It was during my time at the LSK that Pheroze was inducted to its Roll of Honour in 2005, for lifelong service to the legal profession in Kenya with his acceptance speech over dinner at the Carnivore Restaurant receiving a long ovation. Three years earlier I was in the room in a Johannesburg hotel, when the International Bar Association awarded to Pheroze the Bernard Simons Prize Human Rights. I was also in the room in Hyderabad, India, when Pheroze powerfully raised the matter of the detention of Kenyan human rights activist, Al Amin Kimathi, in a Ugandan jail. Together with lawyer, Mbugua Mureithi, Kimathi had been abducted while visiting Kampala, to follow up the cases of their client facing terrorism charges there. Pheroze’s speech in India shook the room with Uganda’s Chief Justice walking out and calling home to report what he considered as an attack on his country. Later, Pheroze led a team of Kenyan lawyers and activists into Uganda to seek the release of Al Amin, during which Samuel Mohochi, now a judge, was arrested and returned to Kenya.

While some of Pheroze’s many big cases — including as the lead counsel for the opposition National Super Alliance (NASA) in the petition in the Supreme Court that led to the historic annulment of the 2017 presidential election — are well known, a full list of the body of work to which Pheroze contributed during an unbelievably busy and productive professional life would be too long to discuss here and would take a voluminous book.

Outside of the courtroom, Pheroze was involved in, and contributed to, the establishment of organisations that have played an important role in the ecosystem of justice and human rights. Over the years, Pheroze became a favourite speaker at the massive annual conferences of the Law Society of Kenya. During the conference in Kwale last year, where he delivered the keynote address and also launched the last of many books he has written, Pheroze was treated like a rock star, receiving an unusually warm treatment. Although we did not know it then, the profession was saying its goodbye to one of the greatest lawyers to have signed Kenya’s roll of advocates. Pheroze was the co-founder, together with Dr. Lynn Kituyi, of the Independent Medico-Legal Unit, an organisation that pioneered medical forensics into the field of human rights in Kenya, playing an impactful role in accountability against torture, an ingrained practice during the one-party rule. Pheroze and his family gave a generous endowment to the Kenyan Section of the International Commission of Jurists, which enabled the organisation to construct its premises. A section of the building proudly bears the name of Pheroze.
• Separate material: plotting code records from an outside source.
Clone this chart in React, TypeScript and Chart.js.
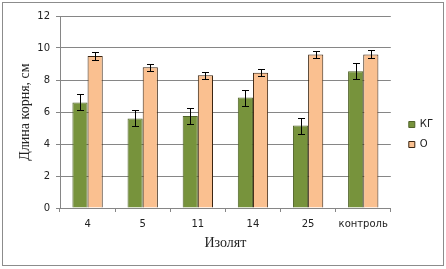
import React, { useEffect, useRef } from "react";
import { Chart, registerables } from "chart.js";

Chart.register(...registerables);

const categories = ["4", "5", "11", "14", "25", "контроль"];
const seriesNames = ["КГ", "О"];
const kgValues = [6.6, 5.6, 5.75, 6.9, 5.15, 8.55];
const kgErrors = [0.5, 0.5, 0.5, 0.5, 0.5, 0.5];
const oValues = [9.5, 8.8, 8.3, 8.45, 9.6, 9.6];
const oErrors = [0.24, 0.23, 0.23, 0.23, 0.24, 0.25];
const yTitle = "Длина корня, см";
const xTitle = "Изолят";

const errorBarPlugin = {
  id: "errorBars",
  afterDatasetsDraw(chart: any) {
    const ctx = chart.ctx;
    const yScale = chart.scales.y;
    ctx.save();
    ctx.strokeStyle = "#000000";
    ctx.lineWidth = 1;
    chart.data.datasets.forEach((ds: any, i: number) => {
      const meta = chart.getDatasetMeta(i);
      const errs: number[] = ds.errors || [];
      meta.data.forEach((bar: any, j: number) => {
        const v = ds.data[j];
        const e = errs[j] || 0;
        const x = Math.round(bar.x) + 0.5;
        const yHi = Math.round(yScale.getPixelForValue(v + e)) + 0.5;
        const yLo = Math.round(yScale.getPixelForValue(v - e)) + 0.5;
        ctx.beginPath();
        ctx.moveTo(x, yHi);
        ctx.lineTo(x, yLo);
        ctx.moveTo(x - 3.5, yHi);
        ctx.lineTo(x + 3.5, yHi);
        ctx.moveTo(x - 3.5, yLo);
        ctx.lineTo(x + 3.5, yLo);
        ctx.stroke();
      });
    });
    ctx.restore();
  },
};

const framePlugin = {
  id: "frame",
  beforeDraw(chart: any) {
    const ctx = chart.ctx;
    ctx.save();
    ctx.fillStyle = "#ffffff";
    ctx.fillRect(0, 0, chart.width, chart.height);
    ctx.strokeStyle = "#8c8c8c";
    ctx.lineWidth = 1;
    ctx.strokeRect(2.5, 2.5, 441, 263);
    ctx.restore();
  },
};

export default function App() {
  const ref = useRef<HTMLCanvasElement | null>(null);

  useEffect(() => {
    document.body.style.margin = "0";
    if (!ref.current) return;
    const tickFont = { family: "'DejaVu Sans', sans-serif", size: 10 };
    const titleFont = { family: "'Liberation Serif', serif", size: 14, style: "normal" as const };
    const chart = new Chart(ref.current, {
      type: "bar",
      data: {
        labels: categories,
        datasets: [
          {
            label: seriesNames[0],
            data: kgValues,
            errors: kgErrors,
            backgroundColor: "#77933C",
            borderColor: "#4F6228",
            borderWidth: 1,
          } as any,
          {
            label: seriesNames[1],
            data: oValues,
            errors: oErrors,
            backgroundColor: "#FAC090",
            borderColor: "#3a2410",
            borderWidth: 1,
          } as any,
        ],
      },
      options: {
        animation: false,
        responsive: false,
        maintainAspectRatio: false,
        layout: { padding: { left: 0, top: 16, right: 3, bottom: 16 } },
        datasets: {
          bar: { categoryPercentage: 0.55, barPercentage: 1 },
        },
        plugins: {
          tooltip: { enabled: false },
          legend: {
            position: "right",
            labels: {
              boxWidth: 6,
              boxHeight: 6,
              padding: 10,
              color: "#222222",
              font: tickFont,
            },
          },
        },
        scales: {
          x: {
            grid: {
              display: true,
              offset: true,
              drawOnChartArea: false,
              drawTicks: true,
              tickLength: 4,
              color: "#868686",
            },
            border: { display: true, color: "#868686" },
            ticks: { color: "#222222", font: tickFont, padding: 6, maxRotation: 0 },
            title: {
              display: true,
              text: xTitle,
              color: "#222222",
              font: titleFont,
              padding: { top: 0, bottom: 1 },
            },
            afterFit: (s: any) => {
              s.height = 45;
            },
          },
          y: {
            min: 0,
            max: 12,
            ticks: { stepSize: 2, color: "#222222", font: tickFont, padding: 6 },
            grid: { color: "#868686", tickLength: 4, drawTicks: true },
            border: { display: true, color: "#868686" },
            title: {
              display: true,
              text: yTitle,
              color: "#222222",
              font: titleFont,
              padding: { top: 17, bottom: 0 },
            },
            afterFit: (s: any) => {
              s.width = 60;
            },
          },
          yR: {
            type: "linear",
            position: "right",
            display: true,
            grid: { display: false },
            border: { display: false },
            ticks: { display: false },
            afterFit: (s: any) => {
              s.width = 8;
            },
          },
        },
      } as any,
      plugins: [framePlugin, errorBarPlugin],
    });
    return () => chart.destroy();
  }, []);

  return (
    <div style={{ width: 446, height: 269 }}>
      <canvas ref={ref} width={446} height={269} style={{ display: "block" }} />
    </div>
  );
}
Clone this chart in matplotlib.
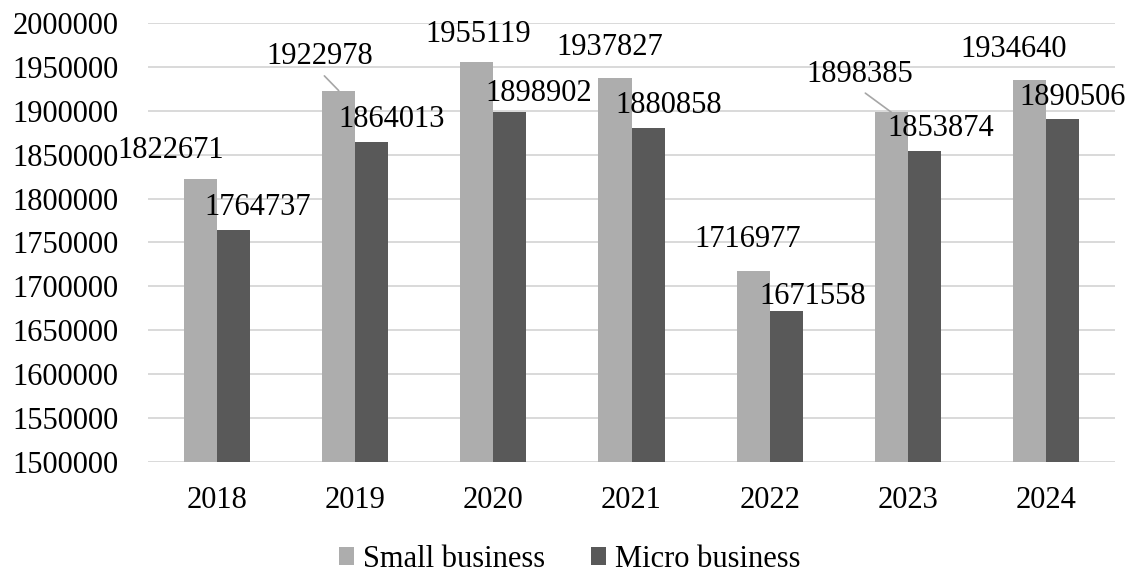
import matplotlib
matplotlib.use("Agg")
import matplotlib.pyplot as plt
import numpy as np

plt.rcParams['font.family'] = ['Liberation Serif', 'DejaVu Serif']

years = ['2018', '2019', '2020', '2021', '2022', '2023', '2024']
small_business = [1822671, 1922978, 1955119, 1937827, 1716977, 1898385, 1934640]
micro_business = [1764737, 1864013, 1898902, 1880858, 1671558, 1853874, 1890506]

# label offsets (pixels, from top centre of each bar), Excel-style placement
small_off = [(-30, 28), (-19, 34), (1, 28), (-5, 30), (-5, 32), (-32, 38), (-16, 31)]
micro_off = [(24, 22), (20, 23), (29, 18), (21, 22), (27, 15), (16, 23), (10, 22)]
leader = [False, True, False, False, False, True, False]

light = '#adadad'
dark = '#595959'
grid_c = '#d9d9d9'

fig = plt.figure(figsize=(11.35, 5.73), dpi=100)
ax = fig.add_axes([0.1304, 0.1937, 0.852, 0.7662])

x = np.arange(len(years))
w = 0.239
b1 = ax.bar(x - w / 2, small_business, w, color=light, label='Small business', zorder=2)
b2 = ax.bar(x + w / 2, micro_business, w, color=dark, label='Micro business', zorder=2)

ax.set_ylim(1500000, 2000000)
ax.set_xlim(-0.5, len(years) - 0.5)
ax.set_yticks(np.arange(1500000, 2000001, 50000))
ax.yaxis.set_major_formatter(plt.FuncFormatter(lambda v, p: f'{int(round(v))}'))
ax.set_xticks(x)
ax.set_xticklabels(years)
ax.yaxis.grid(True, color=grid_c, lw=1.4, zorder=0)
ax.set_axisbelow(True)
for s in ax.spines.values():
    s.set_visible(False)
ax.tick_params(axis='both', length=0, labelsize=22)
ax.tick_params(axis='y', pad=21)
ax.tick_params(axis='x', pad=17)

px = 72 / fig.dpi
for i in range(len(years)):
    dx, dy = small_off[i]
    kw = {}
    if leader[i]:
        kw['arrowprops'] = dict(arrowstyle='-', color='#a6a6a6', lw=1.2,
                                shrinkA=2, shrinkB=0, relpos=(0.5, 0.0))
    ax.annotate(str(small_business[i]), xy=(x[i] - w / 2, small_business[i]),
                xytext=(dx * px, dy * px), textcoords='offset points',
                ha='center', va='center', fontsize=22, **kw)
    dx, dy = micro_off[i]
    ax.annotate(str(micro_business[i]), xy=(x[i] + w / 2, micro_business[i]),
                xytext=(dx * px, dy * px), textcoords='offset points',
                ha='center', va='center', fontsize=22)

fig.legend(handles=[b1, b2], loc='center', bbox_to_anchor=(0.502, 0.024),
           ncol=2, frameon=False, fontsize=22, handlelength=0.5, handleheight=0.5,
           handletextpad=0.3, columnspacing=1.5, borderaxespad=0)

fig.savefig('out.png', dpi=100)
What Pheroze did in public followed him home. In her tribute, Lynn Kituyi remarked that Pheroze and his wife Villo set up their home as a safe space for political progressives. Having visited Pheroze’s home over the years, I witnessed this characterisation in practice. In my last two visits which took place two months ago, Pheroze was meeting Gen Z activists from Mathare. Pheroze’s home hosted everyone, regardless of age, class, gender or race, and the famous lawyer would often serve the tea himself.

As a legal professional, Pheroze did not work alone but was part of a group of activist lawyers who, over three decades, have supported each other, developing strong personal friendships that are forged by the adversities that they have faced collectively and individually. His last book, Practising an Honourable Profession, was dedicated to, among others, Gitobu Imanyara, Florence Imanyara, (his wife), Mutuma Imanyara and Marangu Imanyara (their sons.) After Pheroze died, Imanyara emotionally eulogised him, calling him “the conscience of our Republic” and wished that Pheroze would “rest in peace, reunited with the ancestors that he so revered and the freedom fighters whose cause he so nobly carried forward”.

Responses to Pheroze’s death have noted his warmth, generosity and humility. For me, the best summary of Pheroze came from Njeru Kathangu, the former political prisoner whom Pheroze defended. According to Kathangu, this giant lawyer and once-in-life-time personality “lived simple and free”.